I’ve received a number of posts on this theme, and I would like to thank everyone who submitted a post for their special effort. As you read through the posts, you’ll notice that the achievements are very different, but they have a consistent theme: it’s mostly ‘little’ things that we are proud of and that can make a big difference. So let’s celebrate!
Ben Eubanks looks back on one of his best achievements this year, and explains why he finds that a reason to celebrate in Flexible Schedule Policy vs. Core Business Hours. He feels proud because “It’s the little things like this every day that make me glad that I’m in HR” and I could not agree more!
Ian Welsh shares with us what he is most proud of in My Best HR Achievement. Like Ben, he focuses an every day HR topic and what he had to do to pull it off. Especially the people connection was important to him. Let’s hope however, that our bosses are more appreciative of our efforts, than Ian’s boss was of his!
Krista Francis describes her recent successes in What I’ve Been Working On. For her, just like for Ian, being accessible to her colleagues is really important and she tells us what she did to improve daily communications with her people. Once again, changing a simple thing makes all the difference.
Jesse Lyn Stoner celebrates Collaborative Leadership and shares her experiences with us in her contribution: 8 Things Collaborative Leaders Know. She makes a good argument for using (the people in) the network to create success.

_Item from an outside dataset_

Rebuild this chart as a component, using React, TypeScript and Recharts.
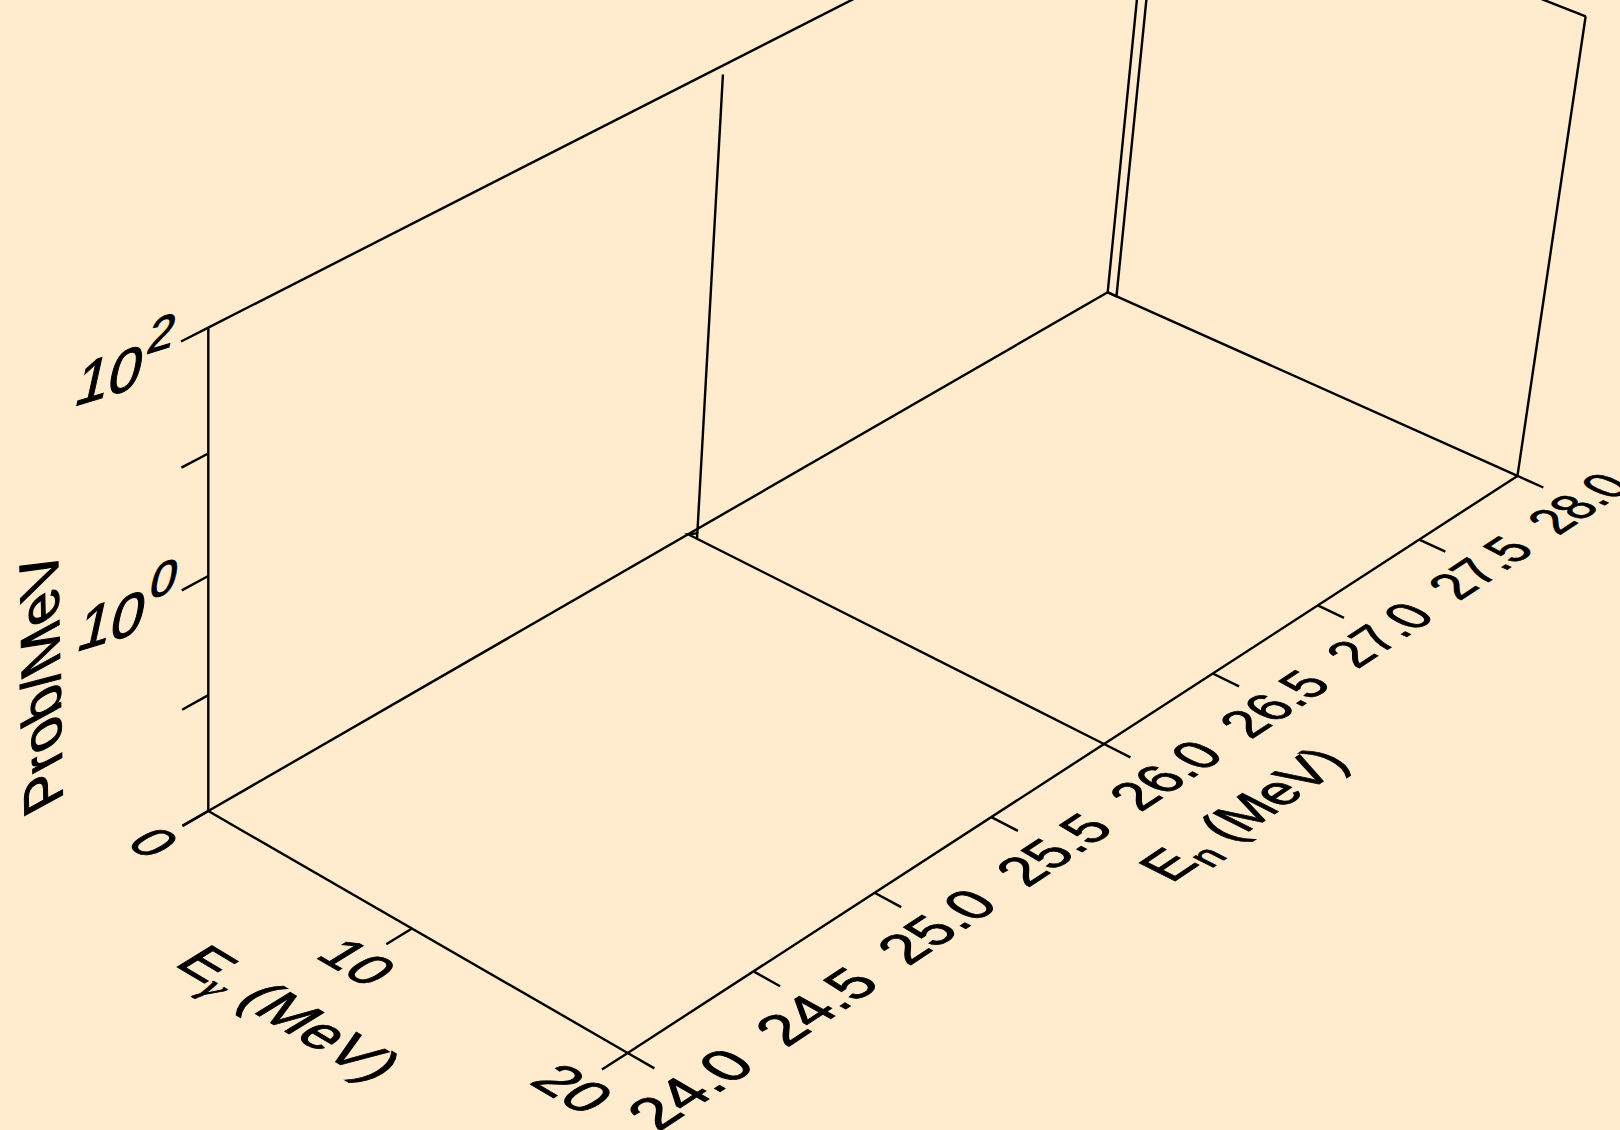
import React from 'react';
import { ScatterChart, Scatter, XAxis, YAxis, ReferenceLine } from 'recharts';

const WIDTH = 1620;
const HEIGHT = 1130;
const BG = '#FFEBCD';
const INK = '#000000';
const FONT = '"Liberation Sans", Arial, Helvetica, sans-serif';
const FS = 40; // local font size, scaled by each label's frame
const LINE_W = 2.4;

// box ranges: E_gamma (MeV), E_n (MeV), log10 Prob/MeV
const EG_RANGE = [0, 20];
const EN_RANGE = [24, 28];
const LG_RANGE = [-2, 2];

const EG_TICKS = [0, 10, 20];
const EN_TICKS = [24.0, 24.5, 25.0, 25.5, 26.0, 26.5, 27.0, 27.5, 28.0];
const LG_TICKS = [-2, -1, 0, 1, 2];
const LG_LABELED = [0, 2];

// spectra along E_gamma at fixed E_n (log10 Prob/MeV, clipped to the box)
const LINE_26_EN = 26;
const LINE_26_EG = [20, 0, 0.45, 0.45, 0.45];
const LINE_26_LG = [-2, -2, -1.95, -2, 2];
const LINE_28_EN = 28;
const LINE_28_EG = [0, 0, 0.45, 0.45];
const LINE_28_LG = [2, -2, -2, 2];

// perspective camera: image of the (0, 24, bottom) corner, vanishing points of
// the three box directions and their depth weights
const CAM_O = [208.3, 811];
const CAM_VP = [
  [-6948, -3317],
  [7366, -3317],
  [208.3, 9300],
];
const CAM_K = [-0.002768, 0.035928, -0.01347];

type P3 = [number, number, number];

const project = (eg: number, en: number, lg: number) => {
  const k = [
    (eg - EG_RANGE[0]) * CAM_K[0],
    (en - EN_RANGE[0]) * CAM_K[1],
    (lg - LG_RANGE[0]) * CAM_K[2],
  ];
  const w = 1 + k[0] + k[1] + k[2];
  const x = (CAM_O[0] + k[0] * CAM_VP[0][0] + k[1] * CAM_VP[1][0] + k[2] * CAM_VP[2][0]) / w;
  const y = (CAM_O[1] + k[0] * CAM_VP[0][1] + k[1] * CAM_VP[1][1] + k[2] * CAM_VP[2][1]) / w;
  return { x, y };
};

const pt = (p: P3) => project(p[0], p[1], Math.max(LG_RANGE[0], Math.min(LG_RANGE[1], p[2])));

// screen vectors of one em along baseline (d1) and glyph-up (d2) directions in 3D
const frame = (p: P3, d1: P3, d2: P3) => {
  const h = 0.01;
  const a = pt(p);
  const b = project(p[0] + d1[0] * h, p[1] + d1[1] * h, p[2] + d1[2] * h);
  const c = project(p[0] + d2[0] * h, p[1] + d2[1] * h, p[2] + d2[2] * h);
  const B = [(b.x - a.x) / h, (b.y - a.y) / h];
  const U = [(c.x - a.x) / h, (c.y - a.y) / h];
  return [B[0] / FS, B[1] / FS, -U[0] / FS, -U[1] / FS];
};

type Part = { t: string; kind?: 'sub' | 'sup' | 'greek' };
type Label = { x: number; y: number; parts: Part[]; m: number[] };

const makeLabel = (p: P3, parts: Part[], d1: P3, d2: P3): Label => {
  const a = pt(p);
  return { x: a.x, y: a.y, parts, m: frame(p, d1, d2) };
};

const egLabels: Label[] = EG_TICKS.map((v) =>
  makeLabel([v, 23.79, -2], [{ t: String(v) }], [2.3, 0, 0], [0, 0.185, 0])
);
egLabels.push(
  makeLabel(
    [10.4, 23.5, -2],
    [{ t: 'E' }, { t: 'γ', kind: 'greek' }, { t: ' (MeV)' }],
    [2.4, 0, 0],
    [0, 0.19, 0]
  )
);

const enLabels: Label[] = EN_TICKS.map((v) =>
  makeLabel([22.8, v, -2], [{ t: v.toFixed(1) }], [0, 0.2, 0], [-2.3, 0, 0])
);
enLabels.push(
  makeLabel([26.2, 26, -2], [{ t: 'E' }, { t: 'n', kind: 'sub' }, { t: ' (MeV)' }], [0, 0.2, 0], [-2.3, 0, 0])
);

const probTitle: Label[] = [
  makeLabel([0, 23.38, -0.13], [{ t: 'Prob/MeV' }], [0, 0, 0.47], [0, -0.2, 0]),
];

// exponent labels sit in a slanted plane of their own
const LG_FRAME = [59 / FS, -18 / FS, -14 / FS, 63 / FS];
const lgLabels: Label[] = LG_LABELED.map((v) => {
  const a = pt([0, 23.69, v + 0.04]);
  return { x: a.x, y: a.y, parts: [{ t: '10' }, { t: String(v), kind: 'sup' }], m: LG_FRAME };
});

const seg = (p: P3, q: P3) => [pt(p), pt(q)];

const [E0, E1] = EG_RANGE;
const [N0, N1] = EN_RANGE;
const [L0, L1] = LG_RANGE;

const boxEdges = [
  seg([E0, N0, L0], [E1, N0, L0]),
  seg([E1, N0, L0], [E1, N1, L0]),
  seg([E0, N0, L0], [E0, N1, L0]),
  seg([E0, N1, L0], [E1, N1, L0]),
  seg([E0, N0, L0], [E0, N0, L1]),
  seg([E1, N1, L0], [E1, N1, L1]),
  seg([E0, N0, L1], [E0, N1, L1]),
  seg([E0, N1, L1], [E1, N1, L1]),
];

const tickSegs = [
  ...EG_TICKS.map((v) => seg([v, N0, L0], [v, N0 - 0.1, L0])),
  ...EN_TICKS.map((v) => seg([E1, v, L0], [E1 + 1.2, v, L0])),
  ...LG_TICKS.map((v) => seg([E0, N0, v], [E0, N0 - 0.1, v])),
];

const line26 = LINE_26_EG.map((eg, i) => pt([eg, LINE_26_EN, LINE_26_LG[i]]));
const line28 = LINE_28_EG.map((eg, i) => pt([eg, LINE_28_EN, LINE_28_LG[i]]));

const LabelShape = (props: any) => {
  const { cx, cy, payload } = props;
  const [a, b, c, d] = payload.m;
  let shift = 0;
  const spans = payload.parts.map((p: Part, i: number) => {
    let target = 0;
    let size = FS;
    let family = FONT;
    let style = 'normal';
    if (p.kind === 'sub') {
      target = 0.3 * FS;
      size = 0.72 * FS;
    } else if (p.kind === 'greek') {
      target = 0.3 * FS;
      size = 0.7 * FS;
      family = '"Liberation Serif", "Times New Roman", serif';
      style = 'italic';
    } else if (p.kind === 'sup') {
      target = -0.45 * FS;
      size = 0.8 * FS;
    }
    const dy = target - shift;
    shift = target;
    return (
      <tspan key={i} dy={dy} fontSize={size} fontFamily={family} fontStyle={style}>
        {p.t}
      </tspan>
    );
  });
  return (
    <text
      transform={`matrix(${a} ${b} ${c} ${d} ${cx} ${cy})`}
      fontSize={FS}
      fontFamily={FONT}
      fill={INK}
      stroke={INK}
      strokeWidth={0.7}
      textAnchor="middle"
      dominantBaseline="central"
    >
      {spans}
    </text>
  );
};

const NoDot = () => <g />;

const App: React.FC = () => {
  return (
    <div style={{ position: 'absolute', left: 0, top: 0, width: WIDTH, height: HEIGHT, background: BG }}>
      <ScatterChart width={WIDTH} height={HEIGHT} margin={{ top: 0, right: 0, bottom: 0, left: 0 }}>
        <XAxis type="number" dataKey="x" domain={[0, WIDTH]} allowDataOverflow hide />
        <YAxis type="number" dataKey="y" domain={[0, HEIGHT]} allowDataOverflow reversed hide />
        {boxEdges.map((s, i) => (
          <ReferenceLine
            key={`box-${i}`}
            segment={s}
            stroke={INK}
            strokeWidth={LINE_W}
            ifOverflow="visible"
          />
        ))}
        {tickSegs.map((s, i) => (
          <ReferenceLine
            key={`tick-${i}`}
            segment={s}
            stroke={INK}
            strokeWidth={LINE_W}
            ifOverflow="visible"
          />
        ))}
        <Scatter
          data={line26}
          line={{ stroke: INK, strokeWidth: LINE_W }}
          lineType="joint"
          shape={NoDot}
          isAnimationActive={false}
        />
        <Scatter
          data={line28}
          line={{ stroke: INK, strokeWidth: LINE_W }}
          lineType="joint"
          shape={NoDot}
          isAnimationActive={false}
        />
        <Scatter data={egLabels} shape={LabelShape} isAnimationActive={false} />
        <Scatter data={enLabels} shape={LabelShape} isAnimationActive={false} />
        <Scatter data={lgLabels} shape={LabelShape} isAnimationActive={false} />
        <Scatter data={probTitle} shape={LabelShape} isAnimationActive={false} />
      </ScatterChart>
    </div>
  );
};

export default App;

Linda Fisher Thornton continues on the leadership topic with 10 Thinking Traps (That Ethical Leaders Avoid). with a creative approach on descriptive names!
Lizzy Maldonado is proud of the “killer culture” at Starr Conspiracy and asks us: ‘Left-brain Vs. Right-brain — Does Your Culture Satisfy Both?‘ in her celebration of what makes a company a best place to work.
I also received some miscellaneous posts that should not be missed:
Naomi Bloom introduces us to “Interrogatory Configuration” in her post. As she states: “The tools described here are intended to put HR analysts and leaders in the drivers seat, once and for all, in terms of crafting their own organization’s use of shared true SaaS”. And we all know what an important topic SaaS for HR is these days, so highly recommended to read.
Melissa Prusher shares with us her Lessons Learned at GSC SHRM: Part II. She focuses on mobile strategy and brings up some interesting points for everyone embarking on this journey.
And last but not least, Stuart Rudner gives us some excellent advice on ‘bad faith’ damages in his post Are ‘damages formerly known as Wallace’ still relevant?
Thank you all for submitting your posts this Carnaval. One of my best achievements of 2012 was using social media better, participating in groups like the Carnival of HR and meeting so many knowledgeable and helpful HR people online. Thank you all for sharing with me and I wish you and your loved ones a wonderful holiday season.